Gary Godelie is also a big believer in the value of two-way communication, enjoying the opportunity to not only present his story to regular My Pick customers, but hear their feedback as well, a process creating understanding and building relationships and trust.

“Absolutely a great concept and I think it’s long overdue,” he said of BTP. “It’s important we get our message out to the public as farmers and what we do, what it takes to get their produce to them so they have an understanding of what we do, and I think it’s important for us to understand the consumers as well, what their concerns, or their needs are.

“This is a way I guess of answering some of their concerns, and for them to understand how their food’s produced.”

Godelie is pleased to have his potatoes featured in the plate’s tater tots as a longtime proponent of more effectively presenting the producer’s perspective to consumers.

“This is what’s happening with Dylan’s project, so I think it’s a great, great, great idea, and I was thrilled we could be part of it.”

Beyond the potential benefits, Godelie has thoroughly enjoyed meeting Sher and his crew, buoyed by their youth and enthusiasm.

“They’re eager, they’re excited about being exposed to the farm,” he said. “It’s a totally different world for this crew to be out here to see hands-on what’s going on, the machinery, just to experience this farm.

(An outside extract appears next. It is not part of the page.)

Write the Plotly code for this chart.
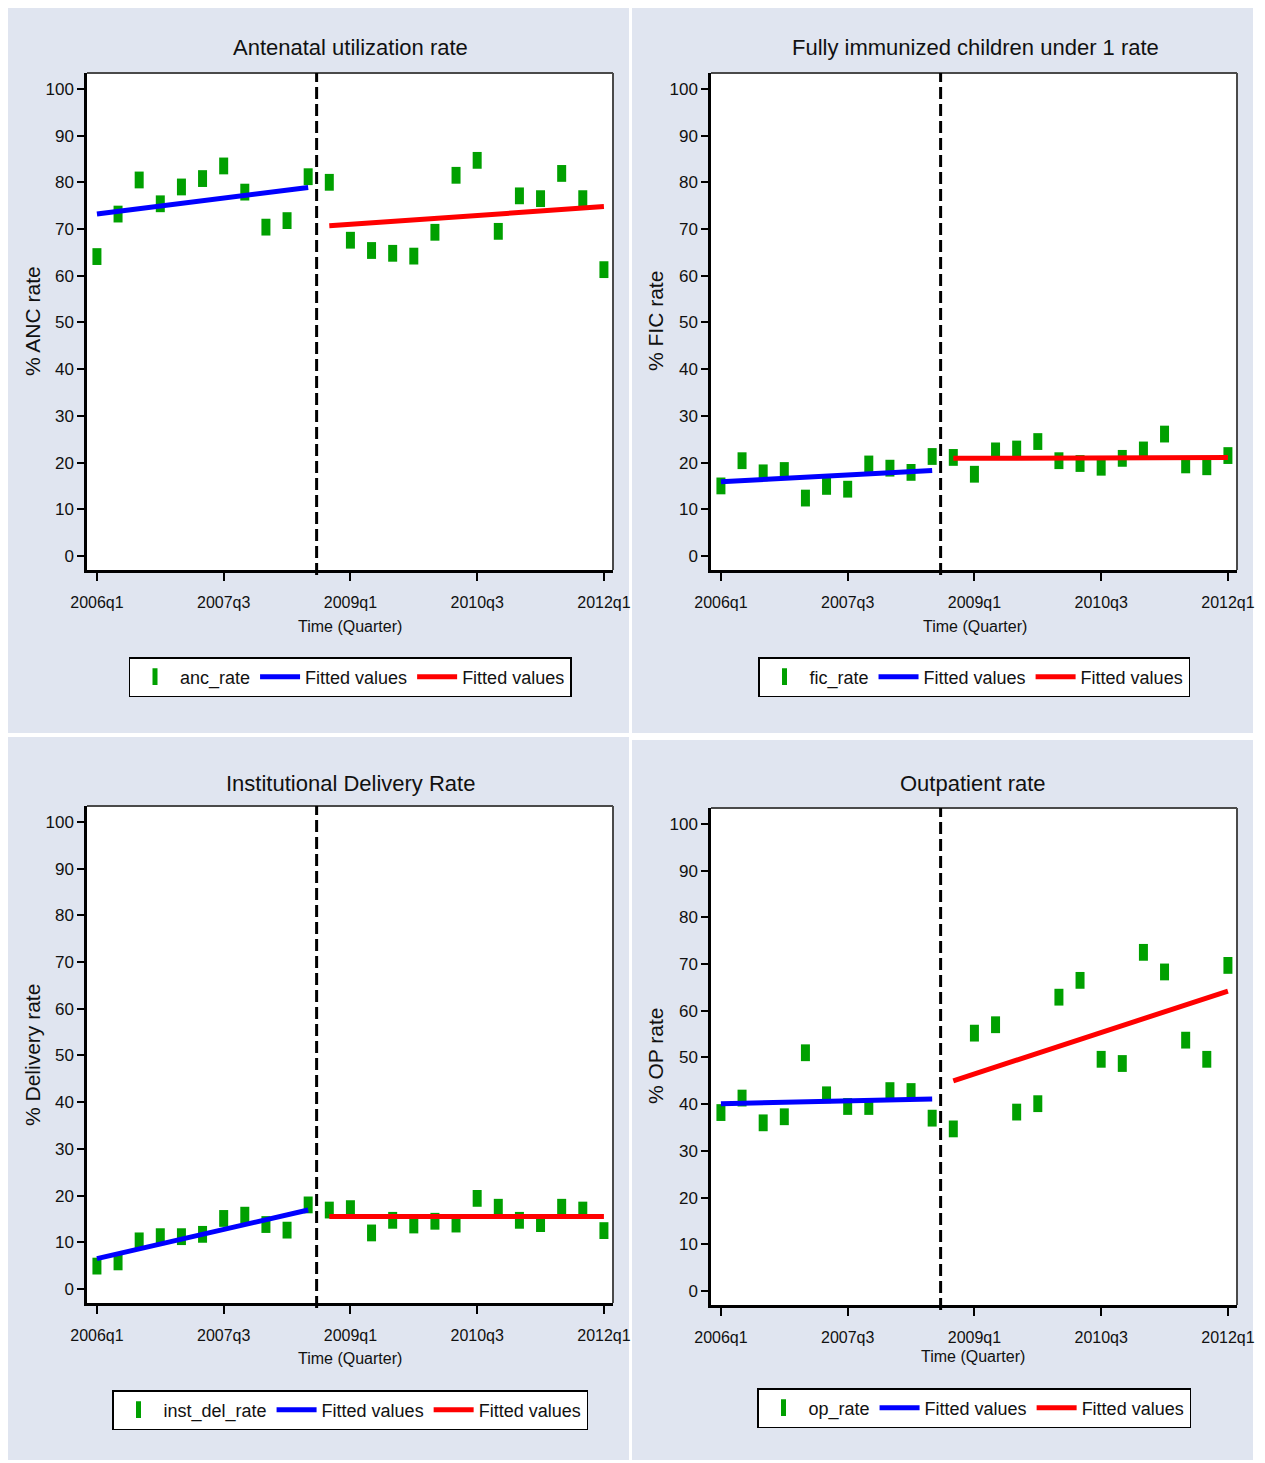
import plotly.graph_objects as go

# ---------------- data ----------------
quarters = ["2006q1", "2006q2", "2006q3", "2006q4", "2007q1", "2007q2", "2007q3", "2007q4",
            "2008q1", "2008q2", "2008q3", "2008q4", "2009q1", "2009q2", "2009q3", "2009q4",
            "2010q1", "2010q2", "2010q3", "2010q4", "2011q1", "2011q2", "2011q3", "2011q4",
            "2012q1"]
tick_labels = ["2006q1", "2007q3", "2009q1", "2010q3", "2012q1"]
pre_count = 11          # 2006q1 .. 2008q3 are before the intervention
break_x = 10.4          # intervention line (quarter index)

anc_rate = [64.1, 73.2, 80.5, 75.4, 79.0, 80.8, 83.5, 77.9, 70.4, 71.8, 81.2,
            80.0, 67.6, 65.4, 64.8, 64.2, 69.3, 81.5, 84.7, 69.5, 77.1, 76.5, 81.9, 76.5, 61.3]
anc_fit_pre = [73.2, 78.9]
anc_fit_post = [70.7, 74.8]

fic_rate = [15.0, 20.4, 17.8, 18.3, 12.4, 14.9, 14.3, 19.7, 18.8, 17.9, 21.3,
            21.1, 17.5, 22.5, 22.9, 24.5, 20.4, 19.8, 19.0, 20.9, 22.7, 26.1, 19.5, 19.1, 21.5]
fic_fit_pre = [15.9, 18.3]
fic_fit_post = [20.9, 21.1]

inst_del_rate = [4.9, 5.8, 10.3, 11.2, 11.2, 11.7, 15.1, 15.8, 13.8, 12.6, 18.0,
                 16.9, 17.2, 12.0, 14.7, 13.7, 14.5, 13.9, 19.4, 17.5, 14.7, 14.0, 17.5, 16.9, 12.5]
del_fit_pre = [6.5, 16.9]
del_fit_post = [15.5, 15.5]

op_rate = [38.2, 41.3, 36.0, 37.3, 51.0, 42.0, 39.5, 39.5, 42.9, 42.7, 37.0,
           34.7, 55.2, 57.0, 38.3, 40.1, 62.9, 66.5, 49.6, 48.7, 72.5, 68.3, 53.7, 49.6, 69.7]
op_fit_pre = [40.1, 41.1]
op_fit_post = [45.0, 64.2]

panel_titles = ["Antenatal utilization rate", "Fully immunized children under 1 rate",
                "Institutional Delivery Rate", "Outpatient rate"]
y_titles = ["% ANC rate", "% FIC rate", "% Delivery rate", "% OP rate"]
series_names = ["anc_rate", "fic_rate", "inst_del_rate", "op_rate"]
x_title = "Time (Quarter)"
y_ticks = [0, 10, 20, 30, 40, 50, 60, 70, 80, 90, 100]

series = [anc_rate, fic_rate, inst_del_rate, op_rate]
fits_pre = [anc_fit_pre, fic_fit_pre, del_fit_pre, op_fit_pre]
fits_post = [anc_fit_post, fic_fit_post, del_fit_post, op_fit_post]

# ---------------- styling / layout ----------------
W, H = 1265, 1463
PAGE_OFFSET = 8          # default page margin of the html body
FONT = "Liberation Sans, Arial, sans-serif"
GREEN, BLUE, RED = "#00a000", "#0000ff", "#ff0000"
BG = "#e0e5f0"
TXT = "#111111"
FRAME_GRAY = "#4a4a4a"

# plot frames in screen pixels: (left, top, right, bottom)
frames = [(87, 73, 613, 570), (711, 73, 1237, 570),
          (87, 806, 613, 1303), (711, 808, 1237, 1305)]
# panel background boxes in screen pixels
panels_px = [(6, 4, 629, 733), (632, 4, 1253, 733),
             (6, 737, 629, 1460), (632, 740, 1253, 1460)]
title_pos = [(350, 48), (975, 48), (350, 783), (973, 783)]
xtitle_pos = [(350, 626), (975, 626), (350, 1358), (973, 1356)]
ytitle_pos = [(32, 321), (655, 321), (32, 1055), (655, 1056)]
legend_pos = [(350, 677), (974, 677), (350, 1410), (974, 1408)]

def px_x(v):
    return (v - PAGE_OFFSET) / W

def px_y(v):
    return 1 - (v - PAGE_OFFSET) / H

x_idx = list(range(len(quarters)))
tick_vals = [quarters.index(t) for t in tick_labels]

fig = go.Figure()
bg_shapes = []
plot_shapes = []
annotations = []
layout = {}

for i in range(4):
    sfx = "" if i == 0 else str(i + 1)
    xref, yref = "x" + sfx, "y" + sfx
    leg = "legend" + sfx
    vals = series[i]

    fig.add_trace(go.Scatter(
        x=x_idx, y=vals, mode="markers", name=series_names[i],
        xaxis=xref, yaxis=yref, legend=leg,
        marker=dict(symbol="line-ns", size=12, color=GREEN,
                    line=dict(width=9, color=GREEN))))
    fig.add_trace(go.Scatter(
        x=[x_idx[0], x_idx[pre_count - 1]], y=fits_pre[i], mode="lines",
        name="Fitted values", xaxis=xref, yaxis=yref, legend=leg,
        line=dict(color=BLUE, width=5)))
    fig.add_trace(go.Scatter(
        x=[x_idx[pre_count], x_idx[-1]], y=fits_post[i], mode="lines",
        name="Fitted values", xaxis=xref, yaxis=yref, legend=leg,
        line=dict(color=RED, width=5)))

    l, t, r, b = frames[i]
    layout["xaxis" + sfx] = dict(
        domain=[px_x(l), px_x(r)], anchor=yref, range=[-0.47, 24.43],
        tickmode="array", tickvals=tick_vals, ticktext=tick_labels,
        ticks="outside", ticklen=8, tickwidth=1.5, tickcolor="black",
        ticklabelstandoff=8,
        showline=True, linecolor="black", linewidth=2.5, mirror=False,
        showgrid=False, zeroline=False, automargin=False,
        tickfont=dict(family=FONT, size=16, color=TXT))
    layout["yaxis" + sfx] = dict(
        domain=[px_y(b), px_y(t)], anchor=xref, range=[-3, 103.4],
        tickmode="array", tickvals=y_ticks,
        ticks="outside", ticklen=7, tickwidth=1.5, tickcolor="black",
        showline=True, linecolor="black", linewidth=2.5, mirror=False,
        showgrid=False, zeroline=False, automargin=False,
        tickfont=dict(family=FONT, size=17, color=TXT))

    pl, pt, pr, pb = panels_px[i]
    bg_shapes.append(dict(type="rect", xref="paper", yref="paper",
                          x0=px_x(pl), x1=px_x(pr), y0=px_y(pb), y1=px_y(pt),
                          fillcolor=BG, line=dict(width=0), layer="below"))
    # white plotting region
    plot_shapes.append(dict(type="rect", xref=xref + " domain", yref=yref + " domain",
                            x0=0, x1=1, y0=0, y1=1,
                            fillcolor="white", line=dict(width=0), layer="below"))
    # top and right frame edges
    plot_shapes.append(dict(type="line", xref=xref + " domain", yref=yref + " domain",
                            x0=0, x1=1, y0=1, y1=1,
                            line=dict(color=FRAME_GRAY, width=2), layer="above"))
    plot_shapes.append(dict(type="line", xref=xref + " domain", yref=yref + " domain",
                            x0=1, x1=1, y0=0, y1=1,
                            line=dict(color=FRAME_GRAY, width=2), layer="above"))
    plot_shapes.append(dict(type="line", xref=xref, yref=yref + " domain",
                            x0=break_x, x1=break_x, y0=-0.01, y1=1,
                            line=dict(color="black", width=3, dash="12px,5px"),
                            layer="above"))

    tx, ty = title_pos[i]
    annotations.append(dict(text=panel_titles[i], x=px_x(tx), y=px_y(ty),
                            xref="paper", yref="paper", showarrow=False,
                            xanchor="center", yanchor="middle",
                            font=dict(family=FONT, size=22, color=TXT)))
    tx, ty = xtitle_pos[i]
    annotations.append(dict(text=x_title, x=px_x(tx), y=px_y(ty),
                            xref="paper", yref="paper", showarrow=False,
                            xanchor="center", yanchor="middle",
                            font=dict(family=FONT, size=16, color=TXT)))
    tx, ty = ytitle_pos[i]
    annotations.append(dict(text=y_titles[i], x=px_x(tx), y=px_y(ty),
                            xref="paper", yref="paper", showarrow=False,
                            textangle=-90, xanchor="center", yanchor="middle",
                            font=dict(family=FONT, size=21, color=TXT)))

    lx, ly = legend_pos[i]
    layout[leg] = dict(orientation="h", x=px_x(lx), y=px_y(ly),
                       xanchor="center", yanchor="middle",
                       bgcolor="white", bordercolor="black", borderwidth=1.5,
                       font=dict(family=FONT, size=18, color=TXT),
                       itemwidth=40, tracegroupgap=0)

fig.update_layout(
    width=W, height=H, margin=dict(l=0, r=0, t=0, b=0, pad=0),
    autosize=False,
    paper_bgcolor="white", plot_bgcolor="white",
    shapes=bg_shapes + plot_shapes, annotations=annotations, **layout)

fig.write_html("out.html")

You come to realize that wow, that’s a good deal in itself — if they’re excited, this documentary should be a great thing to present to the public and hopefully that creates even more stimulus for people to want to know even more about us.

“I’ve said it for years,” Godelie added in conclusion, “we’re not doing a good job, as farmers, getting the information that the consumer needs, so here’s an opportunity to do that.

“I’m excited about seeing the final product.”